From here, we can build our transition matrix, which will be quite a bit larger than our initial example of clear, rain, and snow.

trans_matrix <- matrix(0, n, n, dimnames = list(properties, properties))
n = length(landing)
for (i in 1:(n-1)) {
  trans_matrix[landing[i], landing[i+1]] = trans_matrix[landing[i], landing[i+1]] + 1
}

trans_matrix = sweep(trans_matrix, 1, rowSums(trans_matrix), FUN = "/")
trans_matrix |> 
  as.data.table(keep.rownames = "i") |>
  melt(variable.name = "i2") |> 
  _[,i := ordered(i, levels = properties)] |>
  _[,i2 := ordered(i2, levels = properties)] |> 
  ggplot(aes(y = i, x = i2, fill = value)) + 
  geom_tile() + 
  theme(axis.text.x = element_text(angle = 90, hjust = 1, vjust = .5))
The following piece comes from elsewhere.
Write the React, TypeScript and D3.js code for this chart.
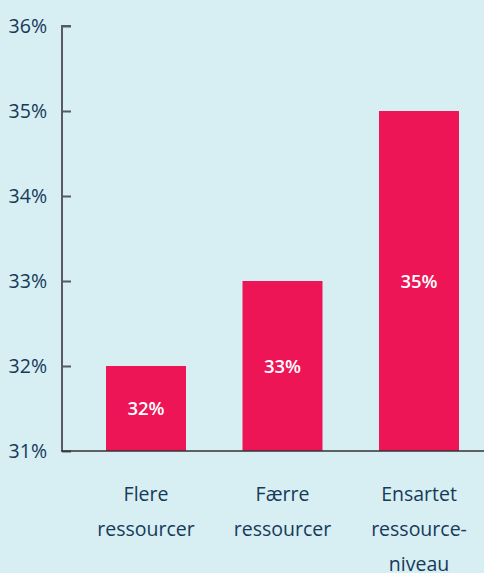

So, let’s put our markov chains into practice. What first roll of the dice is most likely to land you on the Boardwalk?

lapply(1:8, \(roll) {
  x = trans_matrix %^% roll
  x = x[3:12,ncol(x)] |> as.data.table(keep.rownames = "start")
  setnames(x, c("starting_roll", "boardwalk_prob"))
  x[,roll:=roll]
  x
}) |>
  rbindlist() |>
  ggplot(aes(y = ordered(starting_roll, levels = properties), x = as.character(roll+1), fill = boardwalk_prob, label = scales::percent(boardwalk_prob, .1))) + 
  geom_tile() + 
  geom_text(color = "white") +
  theme_classic() +
  theme(legend.position = "none") +
  labs(x = "Dice Rolls", y = "Starting Position", title = "Probability of Landing on Boardwalk"
       , fill = NULL)

So, based on our simulation (which doesn’t account for Go to Jail or Chance / Community Chest), your highest probabilities for landing on boardwalk decrease as you move from either the tail end of a possible initial roll (12 St. Charles) or the head (2 Community Chest) towards Chance. In our simulation, if you can get to Connecticut Avenue or farther your chances are the best for landing on Boardwalk.